Note: Convexity of the Dual Problem

Since $q$ is concave and $\boldsymbol{\mu} \geq 0$ is a convex set, the dual problem is a convex optimization problem. However, as we have noted before, to evaluate $q(\boldsymbol{\mu})$, we must solve an optimization problem, which may not even be easier than the primal problem.

Theorem: Subgradients of the Lagrange Dual Function

Let $\mathbf{x}(\boldsymbol{\mu}) \coloneqq \arg \min_{\mathbf{x} \in \mathbf{X}} \mathcal{L}(\mathbf{x}, \boldsymbol{\mu})$. Further, let $\mathbf{X}$ be non-empty and compact and let $\boldsymbol{\mu} \geq 0$. If $\mathbf{x}_{\boldsymbol{\mu}} \in \mathbf{x}(\boldsymbol{\mu})$, then, $$ g(\mathbf{x}_{\boldsymbol{\mu}}) \coloneqq \left[g_i(\mathbf{x}_{\boldsymbol{\mu}})\right]_{i=1}^m \text{ is a subgradient to } q \text{ at } \boldsymbol{\mu} $$ Furthermore, $$ \partial q(\boldsymbol{\mu}) = \mathrm{conv} \{g(\mathbf{x}_{\boldsymbol{\mu}}) \mid \mathbf{x}_{\boldsymbol{\mu}} \in \mathbf{x}(\boldsymbol{\mu})\} $$ where $\mathrm{conv}(S)$ is the convex hull of the set $S$.

Proof: Proof Idea

$$ \begin{align*} q(\boldsymbol{\mu}) & = \inf_{\mathbf{x} \in \mathbf{X}} \mathcal{L}(\mathbf{z}, \boldsymbol{\mu}) \newline & = \inf_{\mathbf{x} \in \mathbf{X}} \ f(\mathbf{z}) + \sum_{i=1}^m \mu_i g_i(\mathbf{z}) \newline & = f(\mathbf{x}_{\boldsymbol{\mu}}) + \sum_{i=1}^m \mu_i g_i(\mathbf{x}_{\boldsymbol{\mu}}) \newline & = f(\mathbf{x}_{\boldsymbol{\mu}}) + \boldsymbol{\mu}^T g(\mathbf{x}_{\boldsymbol{\mu}}) \newline & = f(\mathbf{x}_{\boldsymbol{\mu}}) + \boldsymbol{\mu}^T g(\mathbf{x}_{\boldsymbol{\mu}}) \underbrace{(\boldsymbol{\bar{\mu}} - \boldsymbol{\mu})^T g(\mathbf{x}_{\boldsymbol{\mu}})}_{0} \newline & = \underbrace{f(\mathbf{x}_{\boldsymbol{\mu}}) + \boldsymbol{\bar{\mu}}^T g(\mathbf{x}_{\boldsymbol{\mu}})}_{q(\boldsymbol{\bar{\mu}})} + (\boldsymbol{\mu} - \boldsymbol{\bar{\mu}})^T g(\mathbf{x}_{\boldsymbol{\mu}}) \newline & \geq q(\boldsymbol{\bar{\mu}}) + (\boldsymbol{\mu} - \boldsymbol{\bar{\mu}})^T g(\mathbf{x}_{\boldsymbol{\mu}}) \newline \end{align*} $$ Thus, $g(\mathbf{x}_{\boldsymbol{\mu}})$ is a subgradient to $q$ at $\boldsymbol{\mu}$.

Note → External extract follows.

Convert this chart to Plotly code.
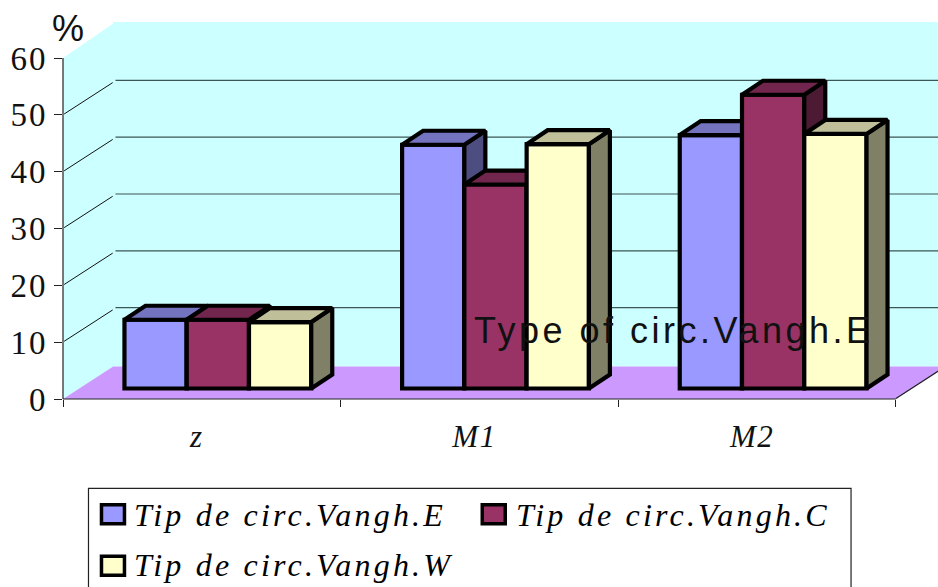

Algorithm: Subgradient Method for the Lagrange Dual Problem

Step 0: Initialize $\boldsymbol{\mu}_0 \geq 0, q_0^\text{best} = q(\boldsymbol{\mu}_0), k = 0$.

Step 1: Evaluate $q(\boldsymbol{\mu}_k)$, i.e., solve $q(\boldsymbol{\mu}_k) = \inf_{\mathbf{x} \in \mathbf{X}} \mathcal{L}(\mathbf{x}, \boldsymbol{\mu}_k)$. Let $\mathbf{x}_k$ be a solution.

Step 2: Update $\boldsymbol{\mu}_{k+1} = \left(\boldsymbol{\mu}_k + \alpha_k g(\mathbf{x}_k)\right)_+$, where $(\cdot)_+$ is $\max\{0, \cdot\}$ applied element-wise.

Step 3: Let $q_{k+1}^\text{best} = \max\{q_k^\text{best}, q(\boldsymbol{\mu}_{k+1})\}$.

Step 4: If termination criteria is fulfilled, STOP; Else, go to (1) with $k \leftarrow k + 1$.